The dynamics of the relationships we experience in life are vast. One aspect that can causes great conflict is that of Power. Power is defined as the ability to influence or control people and events. When power is balanced in a relationship, this can be referred to as symmetrical. Conversely, when the power is imbalanced, this yields a complementary relationship. The need for power stems from fear, as is most similarly the case with the dyadic power theory. In this theory, those of having a moderate amount of power tend to abuse it more it an attempt to preserve it. The power exchange of relationships focuses more on scarcity and selfishness and less on kindness and growth. Nonetheless, has be come a norm of the life we live today and cause for friction between people.
Conflict has become an inevitable part of this life we all co-create. It arises from situations where there are misconceptions between two peoples’ goals and/or expectations. The ways people handle conflict are typically through avoidance, accommodation, competition, reactivity, or collaboration. When your thoughts and beliefs stem from a place of fear, your choice in handling conflict will be either avoidance, accommodation, competition, or reactivity. Despite accommodation being the only method that doesn’t invalidate your partner, you still are sacrificing your needs or expectations by being afraid of the conflict itself. On the other hand, when we are able to operate from a place of love we choose to be collaborative. This is because we understand that we are only responsible for our half of the relationship. Successful relationships are possible through active practice of expectation management. This can be achieved with the application of the four agreements Don Miguel Ruiz writes of. They are to be impeccable with your word; don’t take anything personally; never make assumptions; and always do your best. This practice can eliminate conflict in relationships.
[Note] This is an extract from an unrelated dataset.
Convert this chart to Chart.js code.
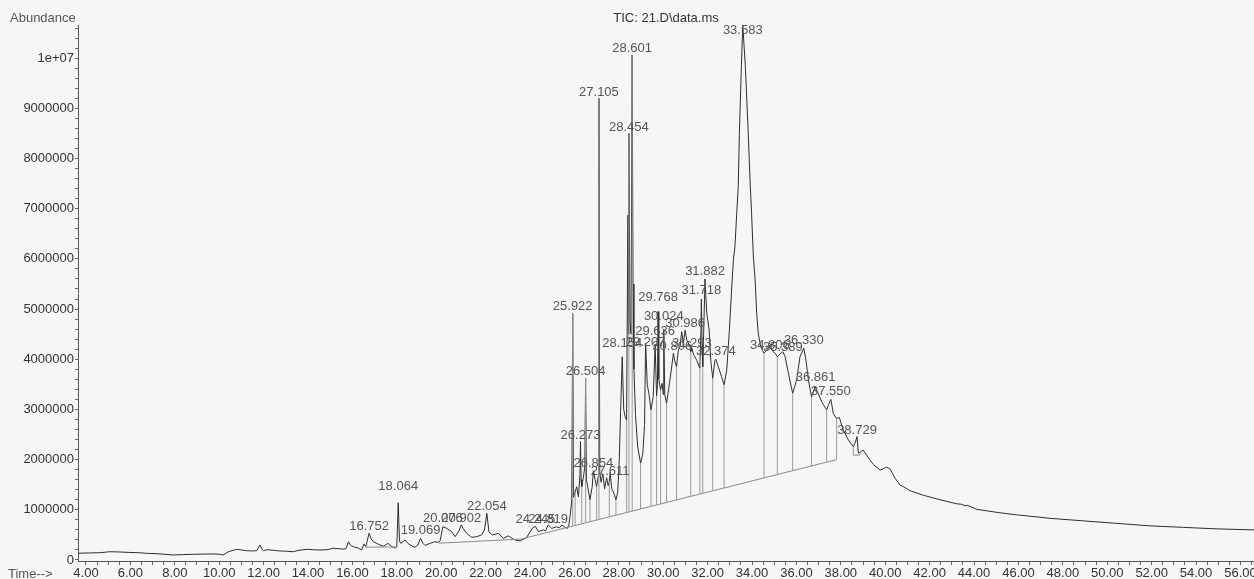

Despite all that we encounter in our life, the one thing that remains constant is our control over ourselves. When we can accept that we cannot control the people, places, and things but only influence them, we allow ourselves a certain degree of relief from the pressure of feeling constantly responsible for the world outside of us. This has the ability to bring us great clarity and to liberate our focus onto our immediate thoughts, behaviors, and actions. Through this awareness of our self-autonomy, the difference of love and fear, we choose to communicate in a manner that best serves both others and ourselves as we intentionally create the dream we desire most; one where we live from and with love for ourselves and for others.